Trump já nem esconde que testará Putin, e depois da reunião não fará segredo dos tópicos discutidos. Trump quer partir e deixar seus parceiros europeus na mais total ignorância, sem saber até que ponto terão avançado os presidentes das duas superpotências, nas discussões sobre... a Europa. E se terão chegado a algum acordo informal sobre algo, e, se chegaram, ficarão sem saber se os acordos serão formalizados no plano entre estados, ou se tudo fica no plano dos compromissos pessoais entre dois políticos. A Europa jamais descobrirá; vai pensar, correr, desesperar-se, e acabará tendo de jogar-se nos braços de alguém, seja dos EUA seja da Rússia.



Trump conta com que se atirem em seus braços. Mas mesmo que a União Europeia prefira a Rússia, os EUA têm esperança de que a massa dos problemas europeus, a ausência de unidade na UE, a posição especial dos limítrofes Polônia-Bálticos, e a necessidade de varrer para longe as horrendas consequências da crise na Ucrânia não permitirão que se realize todo o potencial dessa união. Nesse caso, Trump pode ter esperança de assistir ao colapso final da União Europeia (a desgraça agradará aos interesses dos EUA e, ao mesmo tempo, Trump não aparecerá como culpado).
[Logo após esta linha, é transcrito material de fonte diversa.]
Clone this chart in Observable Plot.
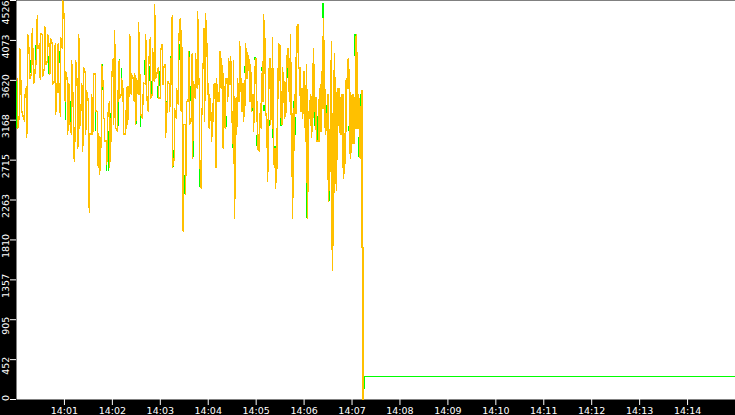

Bem antes, quando a campanha eleitoral de Trump entrou na reta final para a vitória, eu e vários outros analistas escrevemos que Trump, o "pragmático", poderia vir a se revelar parceiro muito mais difícil para a Rússia que Clinton, a "doida". Trump sabe o que quer, insiste obsessivamente e obviamente não engolirá sem luta a inevitabilidade da derrota à qual a estratégia de Obama-Clinton levou os EUA. 



Para Putin, há o risco de enfraquecer gravemente a própria posição, mas pelo menos transfere o grande jogo, da área de derrota garantida, para a esfera do não sabido não calculado, onde respostas a movimentos "errados" não esperados têm de ser procuradas longe do tabuleiro em tempo real, sem compreender que esquema o oponente tenta construir e onde se erra muito.
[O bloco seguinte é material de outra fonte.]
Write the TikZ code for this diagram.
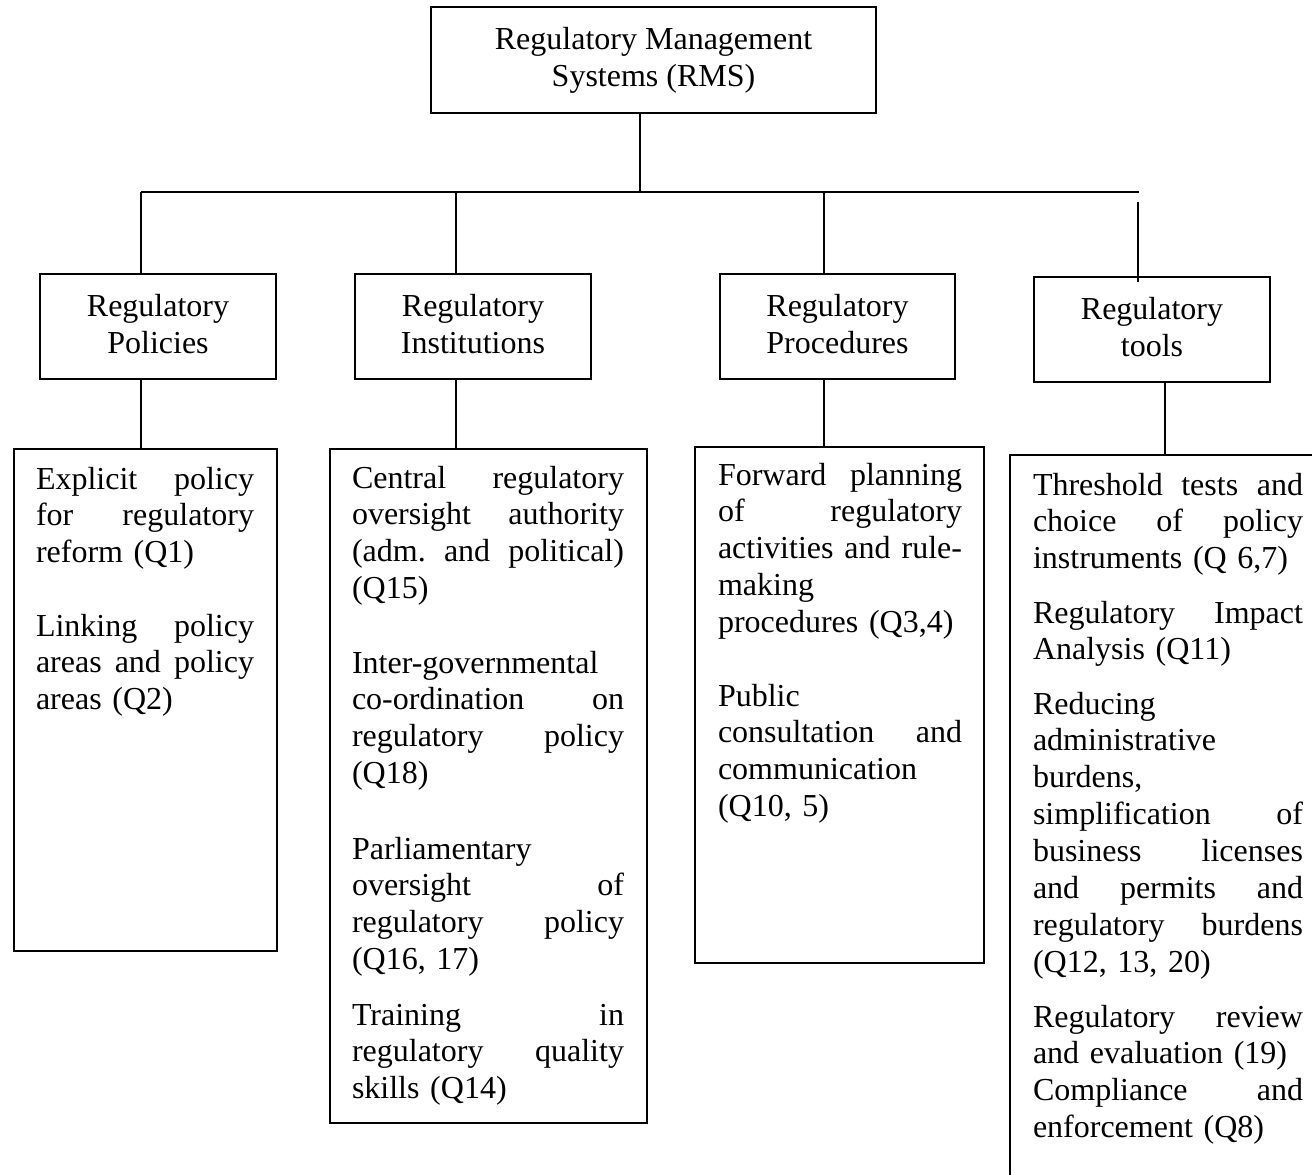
\documentclass[tikz,border=0pt]{standalone}
\usepackage{fontspec}
\setmainfont{Liberation Serif}
\newcommand{\jl}[1]{\leavevmode\hbox to \hsize{#1}}
\begin{document}
\begin{tikzpicture}[x=1pt,y=-1pt,
  every node/.style={inner sep=0pt, outer sep=0pt},
  txt/.style={font=\fontsize{32}{36.9}\selectfont},
  headbox/.style={draw, line width=2pt, rectangle, align=center, txt},
  midbox/.style={headbox, minimum height=105pt, text depth=6pt},
  detbox/.style={draw, line width=1.5pt, rectangle},
  para/.style={anchor=base west, align=left, txt},
  conn/.style={line width=1.5pt},
  bus/.style={line width=2.5pt}]
\useasboundingbox (0,0) rectangle (1312,1175);
\clip (0,0) rectangle (1312,1175);
% level 1 and 2
\node[headbox, minimum width=445pt, minimum height=106pt] (rms) at (653.5,60) {Regulatory Management\\Systems (RMS)};
\node[midbox, minimum width=236pt] (pol) at (158,326.5) {Regulatory\\Policies};
\node[midbox, minimum width=236pt] (ins) at (473,326.5) {Regulatory\\Institutions};
\node[midbox, minimum width=235pt] (pro) at (837.5,326.5) {Regulatory\\Procedures};
\node[midbox, minimum width=236pt] (too) at (1152,329.5) {Regulatory\\tools};
% level 3 boxes
\node[detbox, minimum width=263pt, minimum height=502pt] (pold) at (145.5,700) {};
\node[detbox, minimum width=317pt, minimum height=674pt] (insd) at (488.5,786) {};
\node[detbox, minimum width=289pt, minimum height=516pt] (prod) at (839.5,705) {};
\node[detbox, minimum width=320pt, minimum height=745pt] (tood) at (1170,827.5) {};
% bus
\coordinate (busL) at (141,192);
\coordinate (busR) at (1139,192);
\coordinate (d2) at (456,192);
\coordinate (d3) at (824,192);
\coordinate (d4) at (1138,202);
\coordinate (d5) at (1165,0);
\draw[conn] ([xshift=-13.5pt]rms.south) -- ([xshift=-13.5pt]rms.south |- busL);
\draw[bus] (busL) -- (busR);
\draw[conn] (busL) -- (busL |- pol.north);
\draw[conn] (d2) -- (d2 |- ins.north);
\draw[conn] (d3) -- (d3 |- pro.north);
\draw[conn] (d4) -- ([yshift=-5pt]too.north -| d4);
% level 2 to 3
\draw[conn] (pol.south -| busL) -- (pold.north -| busL);
\draw[conn] (ins.south -| d2) -- (insd.north -| d2);
\draw[conn] (pro.south -| d3) -- (prod.north -| d3);
\draw[conn] (too.south -| d5) -- (tood.north -| d5);
% texts
\node[para, text width=218pt] (p1) at (36,489) {\jl{Explicit\hfill policy}\\ \jl{for\hfill regulatory}\\ reform (Q1)};
\node[para, text width=218pt] (p2) at (36,636) {\jl{Linking\hfill policy}\\ \jl{areas\hfill and\hfill policy}\\ areas (Q2)};
\node[para, text width=272pt] (i1) at (352,488) {\jl{Central\hfill regulatory}\\ \jl{oversight\hfill authority}\\ \jl{(adm.\hfill and\hfill political)}\\ (Q15)};
\node[para, text width=272pt] (i2) at (352,673) {Inter-governmental\\ \jl{co-ordination\hfill on}\\ \jl{regulatory\hfill policy}\\ (Q18)};
\node[para, text width=272pt] (i3) at (352,859) {Parliamentary\\ \jl{oversight\hfill of}\\ \jl{regulatory\hfill policy}\\ (Q16, 17)};
\node[para, text width=272pt] (i4) at (352,1025) {\jl{Training\hfill in}\\ \jl{regulatory\hfill quality}\\ skills (Q14)};
\node[para, text width=244pt] (r1) at (718,485) {\jl{Forward\hfill planning}\\ \jl{of\hfill regulatory}\\ \jl{activities\hfill and\hfill rule-}\\ making\\ procedures (Q3,4)};
\node[para, text width=244pt] (r2) at (718,706) {Public\\ \jl{consultation\hfill and}\\ communication\\ (Q10, 5)};
\node[para, text width=270pt] (o1) at (1033,495) {\jl{Threshold\hfill tests\hfill and}\\ \jl{choice\hfill of\hfill policy}\\ instruments (Q 6,7)};
\node[para, text width=270pt] (o2) at (1033,623) {\jl{Regulatory\hfill Impact}\\ Analysis (Q11)};
\node[para, text width=270pt] (o3) at (1033,714) {Reducing\\ administrative\\ burdens,\\ \jl{simplification\hfill of}\\ \jl{business\hfill licenses}\\ \jl{and\hfill permits\hfill and}\\ \jl{regulatory\hfill burdens}\\ (Q12, 13, 20)};
\node[para, text width=270pt] (o4) at (1033,1027) {\jl{Regulatory\hfill review}\\ and evaluation (19)\\ \jl{Compliance\hfill and}\\ enforcement (Q8)};
\end{tikzpicture}
\end{document}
Seja como for, é muito mais interessante com um Trump vivo e dado a correr riscos reais, do que com Obama e Clinton – "corretos" até a mais absoluta esterilidade, direitistas linha-dura que viram que estavam perdendo tudo, mas não ousaram virar a mesa e mudar o cenário e, em vez disso, puseram-se a chantagear o mundo num tabuleiro de xadrez viciado, sinal claro de que podem iniciar a 3ª guerra mundial quando se veem encurralados.
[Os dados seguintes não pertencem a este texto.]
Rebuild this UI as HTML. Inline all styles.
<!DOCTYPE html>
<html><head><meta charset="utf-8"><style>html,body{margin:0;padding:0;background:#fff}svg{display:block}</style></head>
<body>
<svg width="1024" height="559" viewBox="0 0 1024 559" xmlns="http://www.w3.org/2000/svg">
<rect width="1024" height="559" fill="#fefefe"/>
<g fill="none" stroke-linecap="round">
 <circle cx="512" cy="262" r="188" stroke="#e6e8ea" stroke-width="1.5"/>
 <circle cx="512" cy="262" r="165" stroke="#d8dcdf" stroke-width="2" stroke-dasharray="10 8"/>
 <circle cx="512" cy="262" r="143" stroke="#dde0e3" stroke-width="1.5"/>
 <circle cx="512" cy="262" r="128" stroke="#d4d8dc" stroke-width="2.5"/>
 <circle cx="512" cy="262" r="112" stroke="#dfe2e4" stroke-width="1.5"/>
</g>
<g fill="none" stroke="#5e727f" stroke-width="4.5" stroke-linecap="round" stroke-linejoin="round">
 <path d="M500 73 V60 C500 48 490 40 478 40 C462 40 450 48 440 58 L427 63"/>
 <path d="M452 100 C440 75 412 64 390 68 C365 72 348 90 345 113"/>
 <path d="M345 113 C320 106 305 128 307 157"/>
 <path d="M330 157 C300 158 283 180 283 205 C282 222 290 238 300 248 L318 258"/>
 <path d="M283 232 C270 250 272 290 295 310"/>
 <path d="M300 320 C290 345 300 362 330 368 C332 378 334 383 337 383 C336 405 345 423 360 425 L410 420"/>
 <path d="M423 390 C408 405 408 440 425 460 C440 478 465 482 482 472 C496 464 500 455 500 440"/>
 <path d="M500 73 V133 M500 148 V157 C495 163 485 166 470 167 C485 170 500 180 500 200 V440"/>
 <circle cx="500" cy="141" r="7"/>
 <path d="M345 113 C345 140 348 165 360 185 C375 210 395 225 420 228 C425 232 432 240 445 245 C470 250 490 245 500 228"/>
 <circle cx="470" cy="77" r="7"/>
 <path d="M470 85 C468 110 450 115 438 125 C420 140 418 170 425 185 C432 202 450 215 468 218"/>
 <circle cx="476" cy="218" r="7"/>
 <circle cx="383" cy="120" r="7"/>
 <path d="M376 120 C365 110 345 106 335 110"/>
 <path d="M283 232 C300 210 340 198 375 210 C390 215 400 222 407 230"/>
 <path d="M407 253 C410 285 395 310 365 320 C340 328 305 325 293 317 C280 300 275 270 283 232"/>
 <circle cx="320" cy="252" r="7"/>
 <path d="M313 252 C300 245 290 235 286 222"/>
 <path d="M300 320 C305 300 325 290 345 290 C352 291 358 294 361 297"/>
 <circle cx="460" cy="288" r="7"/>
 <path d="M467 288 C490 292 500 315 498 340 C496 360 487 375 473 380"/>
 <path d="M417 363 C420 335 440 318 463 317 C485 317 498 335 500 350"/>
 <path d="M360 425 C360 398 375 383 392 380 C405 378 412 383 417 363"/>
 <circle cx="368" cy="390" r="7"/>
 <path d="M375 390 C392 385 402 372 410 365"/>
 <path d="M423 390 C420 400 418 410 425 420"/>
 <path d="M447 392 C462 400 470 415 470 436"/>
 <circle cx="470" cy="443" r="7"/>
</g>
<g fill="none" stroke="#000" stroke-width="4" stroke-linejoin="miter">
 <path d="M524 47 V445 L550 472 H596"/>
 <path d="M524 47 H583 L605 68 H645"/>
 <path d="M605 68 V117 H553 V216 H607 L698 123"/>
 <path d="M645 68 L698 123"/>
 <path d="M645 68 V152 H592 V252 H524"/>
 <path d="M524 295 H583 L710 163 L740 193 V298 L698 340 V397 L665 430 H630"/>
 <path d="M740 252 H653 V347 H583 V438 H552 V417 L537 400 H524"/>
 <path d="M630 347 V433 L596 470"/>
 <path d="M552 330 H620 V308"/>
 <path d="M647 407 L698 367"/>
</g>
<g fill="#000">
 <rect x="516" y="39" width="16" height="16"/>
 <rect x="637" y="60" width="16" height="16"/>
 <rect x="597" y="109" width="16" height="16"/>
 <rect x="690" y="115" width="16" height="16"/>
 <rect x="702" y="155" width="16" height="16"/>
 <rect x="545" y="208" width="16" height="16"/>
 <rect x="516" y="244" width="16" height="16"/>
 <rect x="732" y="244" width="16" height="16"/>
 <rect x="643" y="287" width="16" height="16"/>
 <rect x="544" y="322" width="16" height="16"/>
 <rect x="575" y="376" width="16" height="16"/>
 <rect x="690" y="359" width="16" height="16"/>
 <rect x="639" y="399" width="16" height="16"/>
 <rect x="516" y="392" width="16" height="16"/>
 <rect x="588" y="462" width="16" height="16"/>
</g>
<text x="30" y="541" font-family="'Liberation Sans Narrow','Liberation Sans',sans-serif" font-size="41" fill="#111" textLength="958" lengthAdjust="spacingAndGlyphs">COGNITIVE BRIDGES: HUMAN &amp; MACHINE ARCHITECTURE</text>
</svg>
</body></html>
Trump é muito mais interessante – é jogador cerebral, não um desses intelectuais obtusos perversos. Acho que Putin não terá um minuto de tédio com Trump em Helsinki.*******

Um comentário:

L3G10N4R10 disse...

"Nos" aqui em "brazil", sobremaneira os menos "Lobotomizados" pela Porca e Famigerada ImprensTITUTA PIG/GAFE, temos uma "Premissa" á qual damos absoluto status de "Verdade Absoluta":...
- "O que é BOM para a R3d3 Glolpe; é PÉSSIMO para o Brasil".
Guardada as devidas proporções, principalmente ás de "Profundidade de Análises Geopolíticas" do Autor do Artigo, e da "Relevância entre os Casos", arrisco-me/atrevo-me a considerar, que Talvez, o Sr. Putin, conhecedor da INCONSTÂNCIA "Perpétua" desde Washington (nem digo do Sr. Trump, especificamente), apenas Talvez, possa "guardar" uma certa "paridade" com "Aquela nossa velha Premissa/Verdade Absoluta": ...
- "O que é BOM para os "3U4", se não for Péssimo para Todo o Mundo, o Será seguramente á RUSSIA... É o que Eu penso!!!